18 июля исполнилось 100 лет со дня рождения писателя, поэта, библиофила, создателя литературного музея в городе Волгодонске Владимира Викторовича Смиренского.

Притяжение этой личности таково, что покинув нас 25 лет назад, он продолжает жить в памяти людей, его знавших. Попробуйте назвать его имя в Ростове кому-нибудь из тех, кто работал в газетах и журналах в 60-70-е годы. Ваши собеседники моментально оживятся, вспоминая то впечатление, которое произвело на них знакомство с Владимиром Викторовичем. А ведь его, «подневольного участника многих великих строек социализма», практически не печатали — ведь не находились его произведения на «магистральном пути развития советской литературы»(подлинная цитата из ответа партийного чиновника).

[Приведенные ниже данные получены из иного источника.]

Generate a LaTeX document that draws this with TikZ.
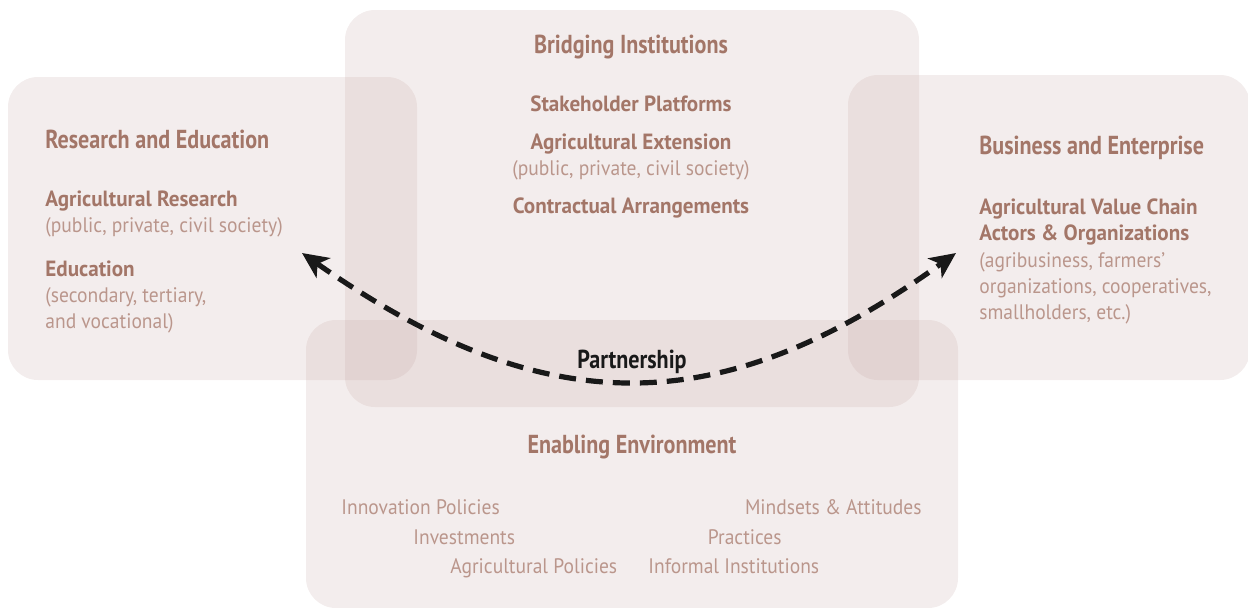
\documentclass[tikz,border=0pt]{standalone}
\usepackage{fontspec}
\setmainfont{PT Sans}
\newfontfamily\headfont[FakeStretch=0.85]{PT Sans}
\newfontfamily\subfont[FakeStretch=0.96]{PT Sans}
\newfontfamily\notefont[FakeStretch=0.93]{PT Sans}
\usetikzlibrary{arrows.meta}
\definecolor{boxfill}{RGB}{196,165,163}
\definecolor{headbrown}{RGB}{163,118,104}
\definecolor{notebrown}{RGB}{186,150,140}
\tikzset{
	panel/.style={fill=boxfill, fill opacity=0.2, rounded corners=15pt},
	heading/.style={text=headbrown, font=\headfont\bfseries\fontsize{13}{15}\selectfont, inner sep=0pt},
	subhead/.style={text=headbrown, font=\subfont\bfseries\fontsize{11}{13}\selectfont, inner sep=0pt},
	note/.style={text=notebrown, font=\notefont\fontsize{10.5}{12}\selectfont, inner sep=0pt},
	partner/.style={line width=2.6pt, dash pattern=on 8.5pt off 5pt, black!90,
		{Stealth[length=13pt, width=12pt, inset=3.5pt]}-{Stealth[length=13pt, width=12pt, inset=3.5pt]}}
}

\begin{document}
\begin{tikzpicture}[x=0.5pt, y=-0.5pt]
	\useasboundingbox (0,0) rectangle (1248,607);
	\fill[panel] (8,77) rectangle (417,380);
	\fill[panel] (345,10) rectangle (919,407);
	\fill[panel] (848,75) rectangle (1250,380);
	\fill[panel] (306,320) rectangle (958,608);

	\node[heading, anchor=base west] (research) at (45,148) {Research and Education};
	\node[subhead, anchor=base west] (agres) at (45,206) {Agricultural Research};
	\node[note, anchor=base west] (agresnote) at (45,232) {(public, private, civil society)};
	\node[subhead, anchor=base west] (edu) at (45,276) {Education};
	\node[note, anchor=base west] (edunote1) at (45,302) {(secondary, tertiary,};
	\node[note, anchor=base west] (edunote2) at (45,328) {and vocational)};

	\node[heading, anchor=base] (bridging) at (631,53) {Bridging Institutions};
	\node[subhead, anchor=base] (stake) at (631,111) {Stakeholder Platforms};
	\node[subhead, anchor=base] (ext) at (631,149) {Agricultural Extension};
	\node[note, anchor=base] (extnote) at (631,175) {(public, private, civil society)};
	\node[subhead, anchor=base] (contract) at (631,213) {Contractual Arrangements};

	\node[heading, anchor=base west] (business) at (979,154) {Business and Enterprise};
	\node[subhead, anchor=base west] (chain1) at (979,214) {Agricultural Value Chain};
	\node[subhead, anchor=base west] (chain2) at (979,240) {Actors \& Organizations};
	\node[note, anchor=base west] (chainnote1) at (979,267) {(agribusiness, farmers’};
	\node[note, anchor=base west] (chainnote2) at (979,293) {organizations, cooperatives,};
	\node[note, anchor=base west] (chainnote3) at (979,319) {smallholders, etc.)};

	\node[heading, anchor=base] (enabling) at (632,453) {Enabling Environment};
	\node[note, anchor=base west] (innov) at (341,514) {Innovation Policies};
	\node[note, anchor=base east] (mind) at (922,514) {Mindsets \& Attitudes};
	\node[note, anchor=base west] (invest) at (413,544) {Investments};
	\node[note, anchor=base east] (pract) at (782,544) {Practices};
	\node[note, anchor=base west] (agpol) at (450,573) {Agricultural Policies};
	\node[note, anchor=base west] (informal) at (648,573) {Informal Institutions};

	\coordinate (lefttip) at (302,253);
	\coordinate (righttip) at (956,253);
	\draw[partner] (lefttip) .. controls (545,423) and (719,423) .. (righttip);
	\node[heading, text=black!90, anchor=base] (partnership) at (632,368) {Partnership};
\end{tikzpicture}
\end{document}
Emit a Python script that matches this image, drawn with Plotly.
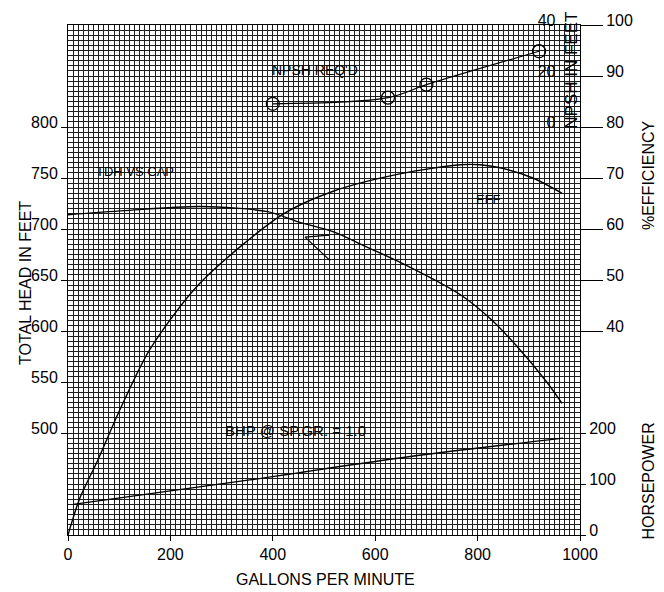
import plotly.graph_objects as go

# ---- data ----
gpm_ticks = [0, 200, 400, 600, 800, 1000]
tdh_ticks = [500, 550, 600, 650, 700, 750, 800]
eff_ticks = [40, 50, 60, 70, 80, 90, 100]
hp_ticks = [0, 100, 200]
npsh_ticks = [0, 20, 40]

tdh_gpm = [0, 110, 260, 390, 450, 520, 585, 650, 765, 825, 875, 935, 965]
tdh_ft = [714, 718, 722, 717, 707, 697, 682, 667, 636, 612, 586, 550, 529]

eff_gpm = [0, 23, 57, 102, 160, 258, 420, 518, 648, 766, 805, 844, 908, 965]
eff_pct = [0, 7.2, 14.4, 24.7, 36.4, 49.4, 62.9, 67.4, 70.8, 72.6, 72.6, 72.0, 70.0, 67.0]

bhp_gpm = [10, 355, 648, 967]
bhp_hp = [60, 108, 151, 190]

npsh_gpm = [400, 625, 700, 920]
npsh_ft = [9.1, 11.5, 16.6, 29.7]

# small angle mark drawn near the head curve
mark_gpm = [510, 463, 512]
mark_tdh = [694, 692, 669]

FONT = "Liberation Sans, Arial, Helvetica, sans-serif"
GRID = "#1e1e1e"
LW = 1.4

fig = go.Figure()
fig.add_trace(go.Scatter(x=tdh_gpm, y=tdh_ft, yaxis="y2", mode="lines",
                         line=dict(color="black", width=LW, shape="spline", smoothing=0.8),
                         hoverinfo="skip"))
fig.add_trace(go.Scatter(x=eff_gpm, y=eff_pct, yaxis="y", mode="lines",
                         line=dict(color="black", width=LW, shape="spline", smoothing=0.8),
                         hoverinfo="skip"))
fig.add_trace(go.Scatter(x=bhp_gpm, y=bhp_hp, yaxis="y3", mode="lines",
                         line=dict(color="black", width=LW, shape="spline"), hoverinfo="skip"))
fig.add_trace(go.Scatter(x=npsh_gpm, y=npsh_ft, yaxis="y4", mode="lines+markers",
                         line=dict(color="black", width=1.2, shape="spline"),
                         marker=dict(symbol="circle-open", size=13, color="black",
                                     line=dict(width=1.3)), hoverinfo="skip"))
fig.add_trace(go.Scatter(x=mark_gpm, y=mark_tdh, yaxis="y2", mode="lines",
                         line=dict(color="black", width=1.2), hoverinfo="skip"))

tickfont = dict(family=FONT, size=16, color="black")
SHIFT = -5

fig.update_layout(
    width=664, height=592,
    margin=dict(l=68, r=84, t=22, b=57),
    paper_bgcolor="white", plot_bgcolor="white",
    showlegend=False,
    font=dict(family=FONT, color="black"),
    xaxis=dict(range=[0, 1000], tickvals=gpm_ticks, ticks="outside", ticklen=5,
               tickcolor="black", tickfont=tickfont, showgrid=True, gridcolor=GRID,
               gridwidth=1, zeroline=False, showline=True, linecolor="black",
               linewidth=1, mirror=True,
               minor=dict(tickmode="linear", tick0=0, dtick=10, showgrid=True,
                          gridcolor=GRID, gridwidth=1, ticks="")),
    yaxis=dict(range=[0, 100], side="right", tickvals=eff_ticks, ticks="outside",
               ticklen=22, tickcolor="black", tickfont=tickfont, ticklabelshift=SHIFT,
               showgrid=True, gridcolor=GRID, gridwidth=1, zeroline=False,
               showline=True, linecolor="black", linewidth=1, mirror=True,
               minor=dict(tickmode="linear", tick0=0, dtick=1, showgrid=True,
                          gridcolor=GRID, gridwidth=1, ticks="")),
    yaxis2=dict(range=[400, 900], overlaying="y", side="left", tickvals=tdh_ticks,
                ticks="outside", ticklen=6, tickcolor="black", tickfont=tickfont,
                ticklabelshift=SHIFT, showgrid=False, zeroline=False, showline=False),
    yaxis3=dict(range=[0, 1000], overlaying="y", side="right", tickvals=hp_ticks,
                ticks="outside", ticklen=5, tickcolor="black", tickfont=tickfont,
                ticklabelshift=SHIFT, showgrid=False, zeroline=False, showline=False),
    yaxis4=dict(range=[-160, 40], overlaying="y", side="left", anchor="free",
                position=0.952, tickvals=npsh_ticks, ticks="", tickfont=tickfont,
                ticklabelshift=SHIFT, showgrid=False, zeroline=False, showline=False),
)

ann = [
    dict(text="TOTAL HEAD IN FEET", x=-0.084, y=0.494, xref="paper", yref="paper",
         textangle=-90, font=dict(size=16)),
    dict(text="%EFFICIENCY", x=1.135, y=0.706, xref="paper", yref="paper",
         textangle=-90, font=dict(size=16)),
    dict(text="HORSEPOWER", x=1.133, y=0.105, xref="paper", yref="paper",
         textangle=-90, font=dict(size=16)),
    dict(text="GALLONS PER MINUTE", x=0.502, y=-0.0875, xref="paper", yref="paper",
         font=dict(size=16)),
    dict(text="NPSH IN FEET", x=0.984, y=0.912, xref="paper", yref="paper",
         textangle=-90, font=dict(size=17)),
    dict(text="TDH VS CAP", x=131, y=756, xref="x", yref="y2", font=dict(size=13)),
    dict(text="NPSH REQ'D", x=483, y=22.4, xref="x", yref="y4", font=dict(size=14)),
    dict(text="EFF", x=822, y=65.8, xref="x", yref="y", font=dict(size=13)),
    dict(text="BHP @ SP.GR. = 1.0", x=444, y=205, xref="x", yref="y3", font=dict(size=15)),
]
for a in ann:
    a.update(showarrow=False, xanchor="center", yanchor="middle")
    a["font"].update(family=FONT, color="black")
fig.update_layout(annotations=ann)

fig.write_html("out.html")
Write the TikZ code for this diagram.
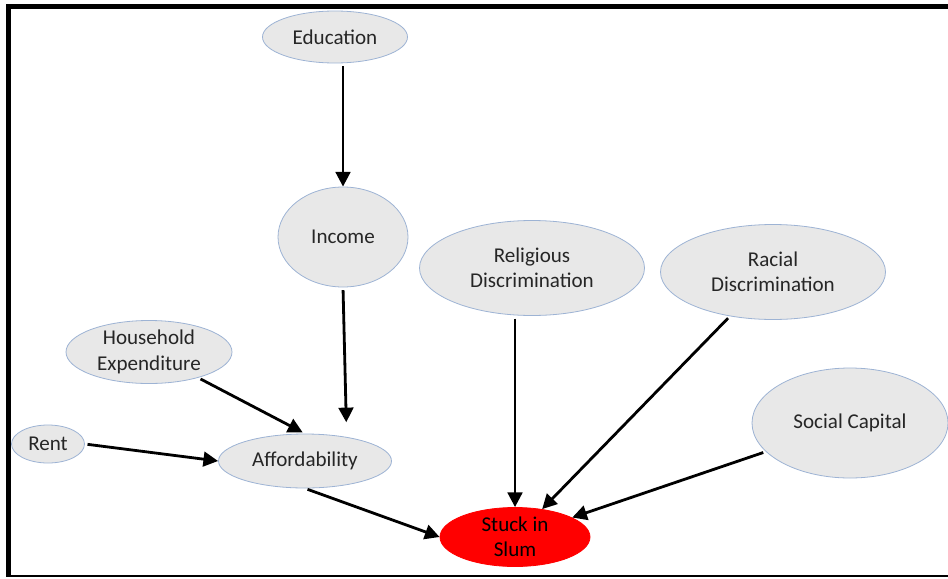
\documentclass[tikz,border=0pt]{standalone}
\usepackage{fontspec}
\setmainfont{Carlito}
\usepackage{tikz}
\usepackage{xcolor}
\usetikzlibrary{arrows.meta,shapes.geometric}

\definecolor{bubblefill}{HTML}{E8E8E8}
\definecolor{bubbleline}{HTML}{9DB3D4}
\definecolor{textgray}{HTML}{262626}

\begin{document}
\begin{tikzpicture}[x=0.75pt,y=-0.75pt,
  factor/.style={ellipse,draw=bubbleline,fill=bubblefill,line width=0.6pt,inner sep=0pt,
    align=center,text=textgray,font=\fontsize{15.8pt}{19pt}\selectfont},
  outcome/.style={factor,draw=red,fill=red,text=black},
  link/.style={-{Triangle[length=11pt,width=11pt]},line width=2.1pt,black,shorten <=2pt}]

\useasboundingbox (0,0) rectangle (948,578);

% frame
\draw[line width=3.75pt] (948,6.5) -- (8.5,6.5) -- (8.5,577);
\draw[line width=1.5pt] (8.5,576) -- (948,576);

% factors
\node[factor,minimum width=108.75pt,minimum height=39pt] (edu) at (335,37) {Education};
\node[factor,minimum width=97.5pt,minimum height=75pt] (inc) at (343,237) {Income};
\node[factor,minimum width=168.75pt,minimum height=71.25pt] (rel) at (532,268) {Religious\\Discrimination};
\node[factor,minimum width=168.75pt,minimum height=71.25pt] (rac) at (773,272) {Racial\\Discrimination};
\node[factor,minimum width=124.5pt,minimum height=47.25pt] (hh) at (149,352) {Household\\Expenditure};
\node[factor,minimum width=54.75pt,minimum height=28.5pt] (rent) at (48,444) {Rent};
\node[factor,minimum width=129.75pt,minimum height=40.5pt] (aff) at (305,461) {Affordability};
\node[factor,minimum width=147pt,minimum height=82.5pt] (soc) at (850,423) {Social Capital};
\node[outcome,minimum width=112.5pt,minimum height=44.25pt] (slum) at (515,537) {Stuck in\\Slum};

% links
\draw[link] (edu.south -| inc.north) -- (inc.north);
\draw[link,shorten >=11pt] (inc.south) -- (aff.30);
\draw[link,shorten >=2pt] (hh) -- (aff.north);
\draw[link] (rent.east) -- (aff.west);
\draw[link] (aff.south) -- (slum.west);
\draw[link] (rel.south -| slum.north) -- (slum.north);
\draw[link] (rac) -- (slum);
\draw[link] (soc) -- (slum);

\end{tikzpicture}
\end{document}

Но что-то от той России, которую, как нас уверяют, мы потеряли, присутствовало в этом человеке, несмотря на все горькие превратности его судьбы. Может быть, это и было его самым главным «преступлением» перед государством — содержание в себе на генетическом уровне культуры «серебряного века, представителей которой либо заставили замолчать, либо вынуждали писать идеологически выдержанные стихи. Читая стихотворение Смиренского в старых подшивах нашей газеты «Мастерам грядущего», поневоле вспоминался Осип Мандельштам. Понятно, что речь идет о личностях разного масштаба, но явление-то одного и того же порядка. Вспомним вымученные строки Осипа Эмильевича о том, что он в Кремль идет, «как в колхоз идет единоличник». Поэт мучительно пытается понять, почему же он не вписывается в окружающую жизнь. Это потом мы узнаем, что параллельно писались стихи о голодном Крыме, о «мире, который, как череп, глубок», про «флейту греческой мяту и йоту». Сейчас они опубликованы. Стихи же Смиренского, его настоящие стихи, поэма о Лермонтове, воспоминания о Хлебникове, Ахматовой, Шостаковиче, Маяковском, его книга о Грине оставались лежать в письменном столе до конца его дней. Часть из упомянутого стараниями автора этих строк опубликовано в журнале «Дон».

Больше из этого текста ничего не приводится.